И все, что пишу о литературе или о политике, — это тоже единый текст, распадающийся на книги, циклы, статьи. Объединяет его, кроме всего прочего, общая методология. Я вижу, что в нашей политике действуют люди, играющие определенные роли, и я их декодирую как персонажей. Своими персонажами я считаю и тех прозаиков, поэтов, о которых речь идет в моих критических заметках. Так что литературная критика для меня — это литература, так же, как и то, что вы назвали "публицистикой". А вообще литературный процесс — это все "накануне" проявления в жизни общественной. И угрозы, и катаклизмы, и радости.

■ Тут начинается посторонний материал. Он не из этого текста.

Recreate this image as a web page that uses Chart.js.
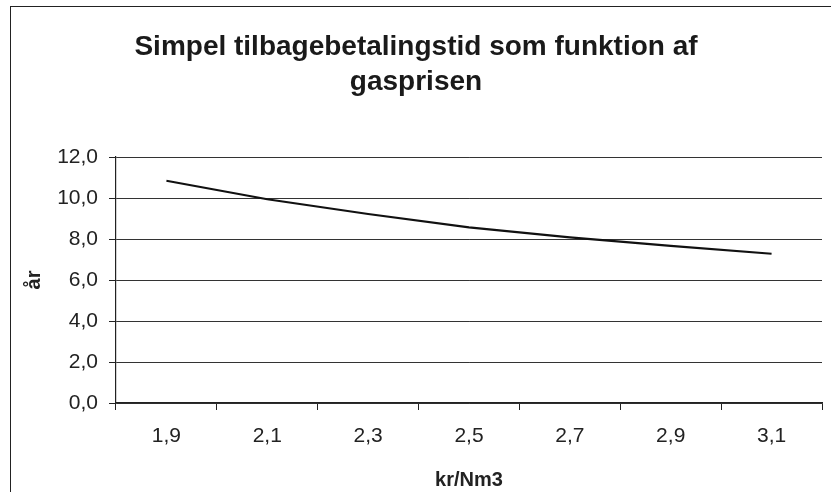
<!DOCTYPE html>
<html>
<head>
<meta charset="utf-8">
<script src="https://cdn.jsdelivr.net/npm/chart.js@4"></script>
<style>
  html, body { margin: 0; padding: 0; background: #fff; overflow: hidden; }
  #wrap { position: relative; width: 831px; height: 492px; }
  #frame { position: absolute; left: 10px; top: 6px; width: 900px; height: 600px;
           border-left: 1.5px solid #222; border-top: 1.5px solid #222; pointer-events: none; }
  canvas { position: absolute; left: 0; top: 0; }
</style>
</head>
<body>
<div id="wrap">
  <canvas id="payback" width="831" height="492"></canvas>
  <div id="frame"></div>
</div>
<script>
  const prices = ['1,9', '2,1', '2,3', '2,5', '2,7', '2,9', '3,1'];
  const years = [10.84, 9.94, 9.22, 8.57, 8.08, 7.66, 7.28];
  const titleLines = ['Simpel tilbagebetalingstid som funktion af', 'gasprisen'];

  const font = "'Liberation Sans', Arial, sans-serif";

  new Chart(document.getElementById('payback'), {
    type: 'line',
    data: {
      labels: prices,
      datasets: [{
        data: years,
        borderColor: '#111',
        borderWidth: 2.2,
        pointRadius: 0,
        tension: 0,
        fill: false
      }]
    },
    options: {
      responsive: false,
      animation: false,
      devicePixelRatio: 1,
      layout: { padding: { left: 10, right: 9, top: 0, bottom: 0 } },
      plugins: {
        legend: { display: false },
        tooltip: { enabled: false },
        title: {
          display: true,
          text: titleLines,
          color: '#1a1a1a',
          font: { family: font, size: 28, weight: 'bold', lineHeight: 1.25 },
          padding: { top: 30, bottom: 57 }
        }
      },
      scales: {
        x: {
          offset: true,
          afterFit: s => { s.height = 89; },
          grid: {
            offset: true,
            drawOnChartArea: true,
            color: c => c.index === prices.length ? '#777' : 'rgba(0,0,0,0)',
            tickColor: '#222',
            tickLength: 7
          },
          border: { color: '#222', width: 1.2 },
          ticks: { color: '#222', padding: 14, font: { family: font, size: 21 } },
          title: {
            display: true,
            text: 'kr/Nm3',
            color: '#222',
            font: { family: font, size: 20, weight: 'bold' },
            padding: { top: 0, bottom: 0 }
          }
        },
        y: {
          min: 0,
          max: 12,
          afterFit: s => { s.width = 106; },
          grid: { color: '#333', tickColor: '#222', tickLength: 7, lineWidth: 1 },
          border: { color: '#222', width: 1.2 },
          ticks: {
            stepSize: 2,
            color: '#222',
            padding: 11,
            font: { family: font, size: 21 },
            callback: v => v.toFixed(1).replace('.', ',')
          },
          title: {
            display: true,
            text: 'år',
            color: '#222',
            font: { family: font, size: 20, weight: 'bold' },
            padding: { top: 12, bottom: 0 }
          }
        }
      }
    }
  });
</script>
</body>
</html>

РЖ: А почему у литературного критика возникает потребность в прямом публицистическом высказывании?
Н.И.: С началом так называемой "перестройки" людям в большинстве своем жить стало интереснее, чем читать, и жизнь начала как бы выпивать из литературы энергию, выступая по отношению к словесности своего рода вампиром. Это парадоксально совпало с публикацией ранее запрещенной литературы, чем я сама активно занималась, работая тогда в "Дружбе народов", с колоссальным ростом журнальных тиражей. На самом деле, всесоюзная читательская конференция, когда миллионы людей в стране читали один и тот же текст, например "Жизнь и судьбу" Василия Гроссмана, — факт не столько литературный, сколько общественный.

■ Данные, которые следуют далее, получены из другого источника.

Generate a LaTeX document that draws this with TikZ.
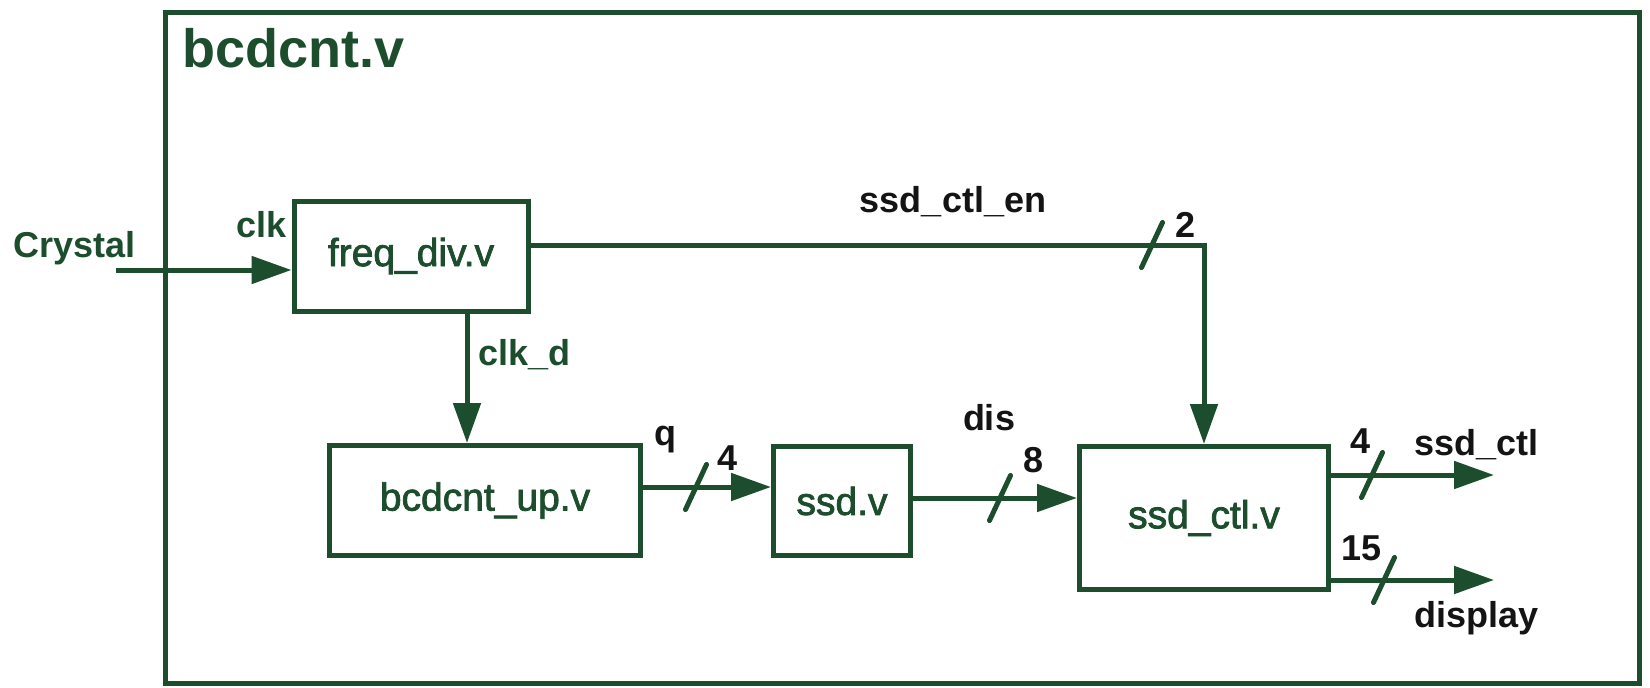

И — просветительский. Читатели хотели знать: что за книгами? Все эти обнародованные тексты нуждались в интерпретации — "Чевенгур" и "Котлован", "Соррентинские фотографии" и "Факультет ненужных вещей", "Прогулки с Пушкиным" и "Все течет"... И так далее. Кровь и память эпохи. Писать только как о худ. слове о них было невозможно. И еще, пожалуй, самое главное: менялась, ломалась сама действительность. Казалось — и не только казалось, так оно и было, — совместными усилиями. Мое дело было — говорить. Молчала бы — себе потом не простила, если бы исторический шанс был упущен. Отсюда — и моя литературная чаще всего по материалу "публицистика", как вы ее назвали. Письма, между прочим, мешками приходили. Но внутри себя самой — нужна была постоянная эстетическая компенсация общественному темпераменту.
Может быть, кстати, именно поэтому тогда я начала заниматься Пастернаком — с начала 90-х: было голодно в пространстве только современной словесности, мне необходимо было для комфорта постоянно иметь дело с эстетически полноценным материалом. Тем более что появлялся он — в избытке.
Но общественные занятия я не прекращала и не прекращаю, потому что жизнь такая. При поддержке нескольких европейских фондов и правительств вышла на трех языках (русском в Москве, английском и немецком — в Вене) книга 25 авторов "Кавказ в поисках мира", я была координатором этого проекта, это мой ответ на чеченскую войну; а сейчас, вместе со своими грузинскими коллегами и спецпредставителем ООН по кавказским конфликтам, начинаю новый проект.